Alphonse était lié d'une étroite amitié avec un jeune homme de mœurs excellentes, et plein de vertus. Alarmé de voir dans son ami un commencement de négligence dans le service de Dieu, et voulant lui-même se retremper dans la ferveur, cet, excellent jeune homme lui proposa dans le temps du carême d'aller faire avec lui une retraite. La grâce qui suivait Alphonse et le pressait sans relâche, frappa à la porte de son cœur et lui fit sentir combien il était déchu de sa première ferveur; elle lui fit voir qu'en suivant le monde il se repaissait aussi des vanités du monde, qu'il aimait Dieu d'une manière secondaire , et prenait place à la table de l'agneau comme un convive déjà rassasié, puisqu'il y venait sans désir. La retraite, passée dans ces méditations, fut pour lui comme une rosée sur une terre menacée de sécheresse ; elle fit de nouveau germer dans son cœur les semences de piété que les ronces commençaient à étouffer. La lumière divine pénétra son âme; il déplora son relâchement et promit à Dieu de quitter le genre de vie où il s'était inconsidérément engagé ; pendant cette retraite il le maudit, le pleura au pied du crucifix, et ne cessa de le détester jusqu'à la fin de sa vie, avec les larmes d'un douloureux repentir.

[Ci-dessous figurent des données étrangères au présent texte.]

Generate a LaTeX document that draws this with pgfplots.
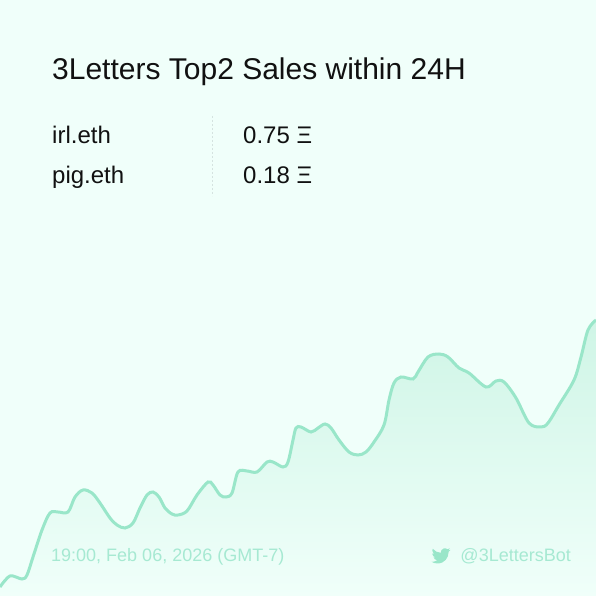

Par la manière dont il parlait ordinairement de cette époque de sa vie, Alphonse semble donner à croire qu'il avait alors perdu

son innocence; mais il n'en était rien. Tel a toujours été le langage des saints qui se condamnent eux-mêmes, en exagérant leurs fautes. Son innocence est prouvée par les témoignages de plusieurs personnes qui eurent la direction de sa conscience. Toutes attestent que le vice n'est jamais entré dans son cœur, et qu'il n'a jamais commis de péché mortel. Même dans cet âge où il disait avoir vécu dans le dérèglement et la disgrâce de Dieu, il ne cessa d'être réputé comme un saint jeune homme, de mœurs irréprochables.